◆ SET EXERCISE
From the listing below, pull out every line where the string "this" appears.

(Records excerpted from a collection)
## START
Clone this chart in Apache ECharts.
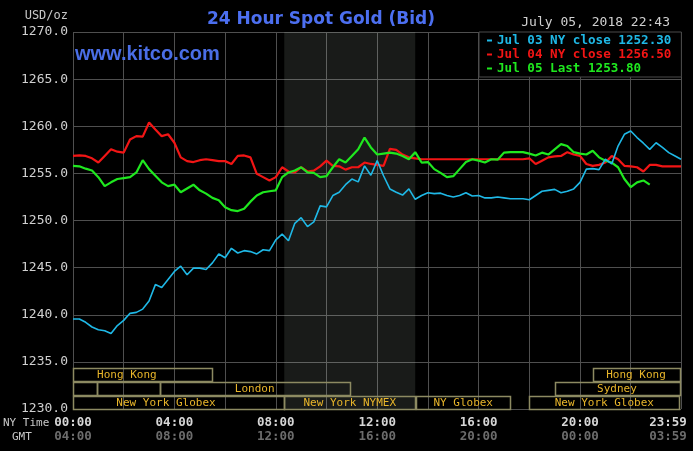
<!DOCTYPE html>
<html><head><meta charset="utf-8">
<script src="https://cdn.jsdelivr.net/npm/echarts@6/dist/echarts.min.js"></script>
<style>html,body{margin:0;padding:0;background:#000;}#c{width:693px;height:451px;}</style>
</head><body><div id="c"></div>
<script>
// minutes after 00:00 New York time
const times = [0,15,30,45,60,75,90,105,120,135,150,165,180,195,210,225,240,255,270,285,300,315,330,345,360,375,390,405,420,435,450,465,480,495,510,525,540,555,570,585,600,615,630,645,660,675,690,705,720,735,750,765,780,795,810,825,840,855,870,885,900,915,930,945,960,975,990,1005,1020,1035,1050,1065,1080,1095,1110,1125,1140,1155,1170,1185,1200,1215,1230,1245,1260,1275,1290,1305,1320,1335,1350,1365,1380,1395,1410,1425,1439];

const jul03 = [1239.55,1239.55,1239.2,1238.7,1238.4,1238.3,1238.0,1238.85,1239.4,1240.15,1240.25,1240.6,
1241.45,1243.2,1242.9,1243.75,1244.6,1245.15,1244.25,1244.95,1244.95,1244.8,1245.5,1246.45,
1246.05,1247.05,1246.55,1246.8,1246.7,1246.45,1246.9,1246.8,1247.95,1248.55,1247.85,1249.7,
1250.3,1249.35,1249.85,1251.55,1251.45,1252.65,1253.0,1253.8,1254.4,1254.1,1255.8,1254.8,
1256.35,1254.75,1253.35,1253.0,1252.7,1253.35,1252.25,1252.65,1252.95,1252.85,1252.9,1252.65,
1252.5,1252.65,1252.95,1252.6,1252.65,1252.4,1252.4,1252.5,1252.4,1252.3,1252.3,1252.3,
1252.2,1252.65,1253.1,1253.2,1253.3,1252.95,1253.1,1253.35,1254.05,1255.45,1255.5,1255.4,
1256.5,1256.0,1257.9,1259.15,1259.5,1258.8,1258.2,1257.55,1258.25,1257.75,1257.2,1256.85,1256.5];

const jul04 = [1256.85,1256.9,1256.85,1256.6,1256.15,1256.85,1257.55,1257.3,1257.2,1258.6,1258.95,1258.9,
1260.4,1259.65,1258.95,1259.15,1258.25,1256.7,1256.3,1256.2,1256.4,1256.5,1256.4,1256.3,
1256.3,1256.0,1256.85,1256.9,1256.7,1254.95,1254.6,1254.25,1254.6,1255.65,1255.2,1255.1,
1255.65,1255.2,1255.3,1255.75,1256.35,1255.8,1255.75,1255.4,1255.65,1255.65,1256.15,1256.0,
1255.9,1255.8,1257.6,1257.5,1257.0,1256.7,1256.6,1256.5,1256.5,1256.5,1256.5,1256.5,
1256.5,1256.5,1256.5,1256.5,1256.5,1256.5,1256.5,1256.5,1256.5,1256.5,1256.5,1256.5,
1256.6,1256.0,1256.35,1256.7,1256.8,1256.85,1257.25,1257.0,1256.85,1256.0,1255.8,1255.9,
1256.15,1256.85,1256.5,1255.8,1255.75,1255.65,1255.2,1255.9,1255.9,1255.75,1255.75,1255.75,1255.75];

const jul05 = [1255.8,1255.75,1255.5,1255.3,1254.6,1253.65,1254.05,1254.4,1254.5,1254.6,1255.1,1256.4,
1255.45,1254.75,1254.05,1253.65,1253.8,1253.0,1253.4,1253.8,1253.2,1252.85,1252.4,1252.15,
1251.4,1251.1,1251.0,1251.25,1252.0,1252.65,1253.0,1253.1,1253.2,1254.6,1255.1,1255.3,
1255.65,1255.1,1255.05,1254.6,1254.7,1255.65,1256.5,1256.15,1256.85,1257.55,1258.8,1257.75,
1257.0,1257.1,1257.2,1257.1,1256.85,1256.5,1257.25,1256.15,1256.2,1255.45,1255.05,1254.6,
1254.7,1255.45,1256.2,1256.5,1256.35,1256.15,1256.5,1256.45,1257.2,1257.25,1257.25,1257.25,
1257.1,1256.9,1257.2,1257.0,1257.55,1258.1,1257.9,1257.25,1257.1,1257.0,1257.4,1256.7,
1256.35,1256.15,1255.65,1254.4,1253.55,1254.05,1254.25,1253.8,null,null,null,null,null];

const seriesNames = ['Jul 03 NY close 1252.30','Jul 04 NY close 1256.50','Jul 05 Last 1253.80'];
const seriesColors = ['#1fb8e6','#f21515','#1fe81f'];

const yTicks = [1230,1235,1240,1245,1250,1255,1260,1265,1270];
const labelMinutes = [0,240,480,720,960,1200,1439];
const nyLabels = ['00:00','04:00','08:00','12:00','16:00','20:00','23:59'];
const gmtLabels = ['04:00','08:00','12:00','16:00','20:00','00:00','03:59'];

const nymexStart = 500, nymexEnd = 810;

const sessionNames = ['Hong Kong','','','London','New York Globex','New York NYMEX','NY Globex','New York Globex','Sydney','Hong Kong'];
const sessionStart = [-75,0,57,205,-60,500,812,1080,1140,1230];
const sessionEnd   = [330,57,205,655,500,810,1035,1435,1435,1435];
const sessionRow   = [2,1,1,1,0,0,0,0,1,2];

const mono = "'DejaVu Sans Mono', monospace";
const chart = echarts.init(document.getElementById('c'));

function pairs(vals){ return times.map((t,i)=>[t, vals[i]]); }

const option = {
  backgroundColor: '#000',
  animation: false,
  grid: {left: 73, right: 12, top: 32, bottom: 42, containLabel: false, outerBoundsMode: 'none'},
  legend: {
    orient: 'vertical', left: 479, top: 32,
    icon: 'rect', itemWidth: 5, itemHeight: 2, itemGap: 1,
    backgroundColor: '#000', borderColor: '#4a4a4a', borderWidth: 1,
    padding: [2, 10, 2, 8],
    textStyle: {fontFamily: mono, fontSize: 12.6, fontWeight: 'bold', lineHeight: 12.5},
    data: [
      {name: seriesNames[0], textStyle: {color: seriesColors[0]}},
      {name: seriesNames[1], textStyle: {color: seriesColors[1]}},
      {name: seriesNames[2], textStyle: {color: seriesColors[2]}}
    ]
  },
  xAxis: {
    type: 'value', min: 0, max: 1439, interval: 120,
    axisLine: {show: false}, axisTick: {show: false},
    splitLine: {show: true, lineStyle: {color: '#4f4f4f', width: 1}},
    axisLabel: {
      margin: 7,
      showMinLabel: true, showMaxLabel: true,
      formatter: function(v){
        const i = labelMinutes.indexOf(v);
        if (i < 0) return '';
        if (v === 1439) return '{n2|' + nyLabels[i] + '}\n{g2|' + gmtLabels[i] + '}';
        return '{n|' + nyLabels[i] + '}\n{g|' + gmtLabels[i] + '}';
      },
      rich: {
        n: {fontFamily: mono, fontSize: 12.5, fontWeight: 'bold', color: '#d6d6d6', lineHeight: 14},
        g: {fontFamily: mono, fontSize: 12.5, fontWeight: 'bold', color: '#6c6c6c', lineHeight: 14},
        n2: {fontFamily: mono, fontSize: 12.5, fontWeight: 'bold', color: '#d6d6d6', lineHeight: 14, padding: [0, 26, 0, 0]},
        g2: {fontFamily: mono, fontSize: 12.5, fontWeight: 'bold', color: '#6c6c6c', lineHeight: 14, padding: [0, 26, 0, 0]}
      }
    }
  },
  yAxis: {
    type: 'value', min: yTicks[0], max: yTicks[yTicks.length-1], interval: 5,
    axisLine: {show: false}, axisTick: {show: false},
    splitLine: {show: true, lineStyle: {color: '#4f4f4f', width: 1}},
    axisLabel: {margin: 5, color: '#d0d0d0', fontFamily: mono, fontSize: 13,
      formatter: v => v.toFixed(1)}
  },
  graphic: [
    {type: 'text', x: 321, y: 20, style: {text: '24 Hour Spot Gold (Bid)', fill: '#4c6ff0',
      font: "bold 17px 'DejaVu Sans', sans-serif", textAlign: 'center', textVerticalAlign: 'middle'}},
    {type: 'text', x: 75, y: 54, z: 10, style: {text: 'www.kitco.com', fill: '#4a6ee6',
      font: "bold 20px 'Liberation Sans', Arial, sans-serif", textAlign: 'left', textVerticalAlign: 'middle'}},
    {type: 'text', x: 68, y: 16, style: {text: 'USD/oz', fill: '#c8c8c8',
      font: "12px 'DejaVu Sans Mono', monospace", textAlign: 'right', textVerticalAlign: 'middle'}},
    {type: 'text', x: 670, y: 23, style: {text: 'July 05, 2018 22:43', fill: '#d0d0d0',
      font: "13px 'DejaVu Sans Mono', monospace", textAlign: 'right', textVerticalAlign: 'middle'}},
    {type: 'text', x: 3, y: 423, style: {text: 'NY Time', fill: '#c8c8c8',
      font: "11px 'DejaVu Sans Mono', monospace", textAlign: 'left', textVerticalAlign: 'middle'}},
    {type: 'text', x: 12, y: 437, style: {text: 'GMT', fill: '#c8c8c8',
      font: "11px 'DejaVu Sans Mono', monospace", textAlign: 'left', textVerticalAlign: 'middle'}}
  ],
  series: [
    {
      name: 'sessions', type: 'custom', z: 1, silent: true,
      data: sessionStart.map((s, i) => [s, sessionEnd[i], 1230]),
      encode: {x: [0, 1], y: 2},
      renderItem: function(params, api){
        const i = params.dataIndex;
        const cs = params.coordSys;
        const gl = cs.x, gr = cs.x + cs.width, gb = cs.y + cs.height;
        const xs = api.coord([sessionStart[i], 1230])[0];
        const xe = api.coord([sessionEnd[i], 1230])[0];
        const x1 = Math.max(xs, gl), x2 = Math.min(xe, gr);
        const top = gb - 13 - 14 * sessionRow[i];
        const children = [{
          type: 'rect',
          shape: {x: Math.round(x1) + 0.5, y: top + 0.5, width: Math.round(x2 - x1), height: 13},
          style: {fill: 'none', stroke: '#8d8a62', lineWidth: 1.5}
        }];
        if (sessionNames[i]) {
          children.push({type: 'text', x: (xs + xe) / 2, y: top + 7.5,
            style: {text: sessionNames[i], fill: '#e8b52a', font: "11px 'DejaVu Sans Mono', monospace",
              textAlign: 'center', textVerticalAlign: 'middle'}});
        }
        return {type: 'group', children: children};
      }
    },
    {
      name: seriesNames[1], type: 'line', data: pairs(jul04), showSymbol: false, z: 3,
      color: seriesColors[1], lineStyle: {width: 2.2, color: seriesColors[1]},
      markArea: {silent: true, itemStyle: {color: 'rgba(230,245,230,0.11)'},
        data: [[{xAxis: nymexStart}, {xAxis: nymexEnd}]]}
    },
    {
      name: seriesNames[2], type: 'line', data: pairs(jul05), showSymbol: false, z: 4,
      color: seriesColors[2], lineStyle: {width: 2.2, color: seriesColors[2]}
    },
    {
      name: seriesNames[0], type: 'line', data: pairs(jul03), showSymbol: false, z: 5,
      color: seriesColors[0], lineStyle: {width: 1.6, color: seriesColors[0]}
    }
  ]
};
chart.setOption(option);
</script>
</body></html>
## END
## START
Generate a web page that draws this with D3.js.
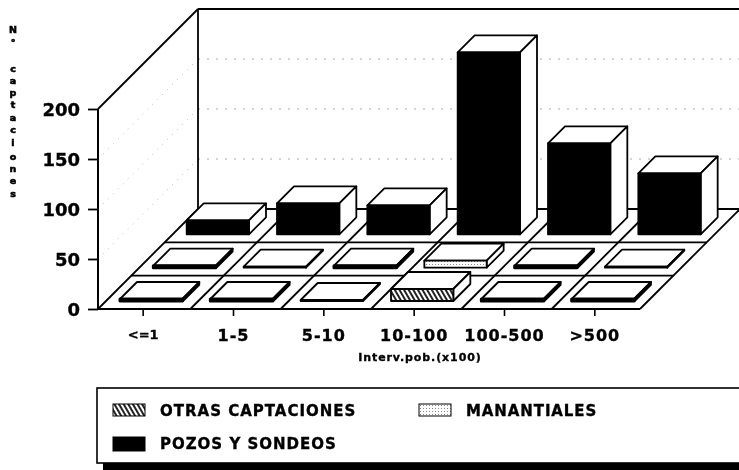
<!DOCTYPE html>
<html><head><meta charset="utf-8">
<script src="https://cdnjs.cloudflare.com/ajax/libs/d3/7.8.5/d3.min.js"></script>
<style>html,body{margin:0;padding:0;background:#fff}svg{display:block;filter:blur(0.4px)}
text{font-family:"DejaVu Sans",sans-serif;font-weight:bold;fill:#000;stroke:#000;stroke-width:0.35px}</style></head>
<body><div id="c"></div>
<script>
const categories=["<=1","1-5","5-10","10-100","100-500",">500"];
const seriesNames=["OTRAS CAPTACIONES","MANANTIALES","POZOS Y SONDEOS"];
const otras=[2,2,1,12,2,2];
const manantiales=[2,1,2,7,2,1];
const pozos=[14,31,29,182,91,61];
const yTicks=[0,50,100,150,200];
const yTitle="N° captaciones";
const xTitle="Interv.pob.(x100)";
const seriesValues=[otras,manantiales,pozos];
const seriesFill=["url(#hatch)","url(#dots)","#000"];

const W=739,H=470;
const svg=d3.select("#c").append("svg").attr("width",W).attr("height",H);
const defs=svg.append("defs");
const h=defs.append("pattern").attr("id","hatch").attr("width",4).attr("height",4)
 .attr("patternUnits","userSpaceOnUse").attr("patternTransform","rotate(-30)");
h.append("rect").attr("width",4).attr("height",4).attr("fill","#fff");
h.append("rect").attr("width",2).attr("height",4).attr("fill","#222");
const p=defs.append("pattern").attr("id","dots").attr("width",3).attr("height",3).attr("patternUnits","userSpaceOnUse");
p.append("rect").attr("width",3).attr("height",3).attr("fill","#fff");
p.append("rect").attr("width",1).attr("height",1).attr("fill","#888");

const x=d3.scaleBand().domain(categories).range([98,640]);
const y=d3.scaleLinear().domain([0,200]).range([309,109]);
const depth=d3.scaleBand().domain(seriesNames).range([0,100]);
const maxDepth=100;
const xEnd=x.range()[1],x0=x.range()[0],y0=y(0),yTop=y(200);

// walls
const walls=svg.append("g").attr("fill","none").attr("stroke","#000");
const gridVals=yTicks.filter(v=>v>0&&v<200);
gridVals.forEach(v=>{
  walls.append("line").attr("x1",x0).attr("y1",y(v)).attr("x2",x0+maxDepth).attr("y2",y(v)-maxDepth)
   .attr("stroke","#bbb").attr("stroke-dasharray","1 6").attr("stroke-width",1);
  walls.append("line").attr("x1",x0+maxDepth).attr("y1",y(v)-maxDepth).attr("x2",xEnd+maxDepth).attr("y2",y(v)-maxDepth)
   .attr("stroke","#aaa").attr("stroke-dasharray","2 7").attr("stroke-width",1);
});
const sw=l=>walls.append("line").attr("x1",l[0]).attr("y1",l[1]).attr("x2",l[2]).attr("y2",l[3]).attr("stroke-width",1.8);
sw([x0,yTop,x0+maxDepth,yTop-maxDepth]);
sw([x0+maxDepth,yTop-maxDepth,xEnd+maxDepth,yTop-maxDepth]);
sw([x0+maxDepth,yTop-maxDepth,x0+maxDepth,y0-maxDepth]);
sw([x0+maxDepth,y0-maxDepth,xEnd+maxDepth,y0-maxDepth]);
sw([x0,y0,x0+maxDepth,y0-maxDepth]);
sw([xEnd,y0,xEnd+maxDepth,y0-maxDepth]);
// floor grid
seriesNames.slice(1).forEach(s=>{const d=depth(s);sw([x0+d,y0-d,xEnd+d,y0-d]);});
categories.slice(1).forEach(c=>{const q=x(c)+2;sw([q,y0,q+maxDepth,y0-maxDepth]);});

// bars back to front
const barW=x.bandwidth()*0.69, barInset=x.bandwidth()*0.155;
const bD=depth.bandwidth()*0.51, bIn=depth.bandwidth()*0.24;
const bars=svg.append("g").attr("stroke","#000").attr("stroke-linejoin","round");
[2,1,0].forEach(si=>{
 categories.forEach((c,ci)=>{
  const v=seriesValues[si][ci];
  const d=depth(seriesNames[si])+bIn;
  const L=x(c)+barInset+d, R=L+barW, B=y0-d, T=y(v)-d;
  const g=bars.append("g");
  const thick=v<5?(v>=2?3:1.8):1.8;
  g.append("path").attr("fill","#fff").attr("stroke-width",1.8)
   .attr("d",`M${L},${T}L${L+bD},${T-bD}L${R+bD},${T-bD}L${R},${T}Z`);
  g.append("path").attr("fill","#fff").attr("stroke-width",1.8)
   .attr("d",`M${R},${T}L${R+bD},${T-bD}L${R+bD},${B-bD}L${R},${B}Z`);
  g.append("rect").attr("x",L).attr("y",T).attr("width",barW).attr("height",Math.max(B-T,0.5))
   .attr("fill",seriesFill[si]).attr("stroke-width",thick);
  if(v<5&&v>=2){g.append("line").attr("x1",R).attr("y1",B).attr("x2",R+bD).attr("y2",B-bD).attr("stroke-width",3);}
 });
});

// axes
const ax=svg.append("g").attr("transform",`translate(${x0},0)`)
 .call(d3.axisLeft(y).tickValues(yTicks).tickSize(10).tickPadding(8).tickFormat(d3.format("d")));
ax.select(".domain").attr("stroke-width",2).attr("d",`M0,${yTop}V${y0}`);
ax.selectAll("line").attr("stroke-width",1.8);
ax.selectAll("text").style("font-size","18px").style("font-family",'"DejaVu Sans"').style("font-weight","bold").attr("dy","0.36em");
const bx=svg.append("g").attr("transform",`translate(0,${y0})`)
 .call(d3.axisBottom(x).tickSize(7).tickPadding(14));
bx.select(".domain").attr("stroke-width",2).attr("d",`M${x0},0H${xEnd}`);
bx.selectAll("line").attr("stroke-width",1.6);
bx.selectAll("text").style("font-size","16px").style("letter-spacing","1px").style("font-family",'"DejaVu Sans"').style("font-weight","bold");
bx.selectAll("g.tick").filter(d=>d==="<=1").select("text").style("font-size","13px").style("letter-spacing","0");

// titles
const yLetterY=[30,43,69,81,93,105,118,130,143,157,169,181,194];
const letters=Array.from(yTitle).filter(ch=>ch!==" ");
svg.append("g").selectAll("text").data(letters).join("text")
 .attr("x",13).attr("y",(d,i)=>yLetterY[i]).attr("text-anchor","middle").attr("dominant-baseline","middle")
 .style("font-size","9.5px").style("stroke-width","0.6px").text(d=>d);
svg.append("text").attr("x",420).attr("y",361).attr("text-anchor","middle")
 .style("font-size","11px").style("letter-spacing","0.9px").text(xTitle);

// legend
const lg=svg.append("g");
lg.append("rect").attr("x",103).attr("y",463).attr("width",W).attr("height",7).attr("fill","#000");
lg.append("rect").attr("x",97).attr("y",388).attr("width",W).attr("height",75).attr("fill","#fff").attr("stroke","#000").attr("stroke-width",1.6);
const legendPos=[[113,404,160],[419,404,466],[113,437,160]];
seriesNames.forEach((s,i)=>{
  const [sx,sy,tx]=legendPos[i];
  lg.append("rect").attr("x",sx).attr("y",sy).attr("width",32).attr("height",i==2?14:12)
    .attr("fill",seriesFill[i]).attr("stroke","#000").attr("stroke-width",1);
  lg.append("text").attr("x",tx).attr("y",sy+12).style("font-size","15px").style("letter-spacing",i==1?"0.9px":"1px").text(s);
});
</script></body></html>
## END
◆ EXERCISE SOLUTION
Clone this chart in Apache ECharts.
Generate a web page that draws this with D3.js.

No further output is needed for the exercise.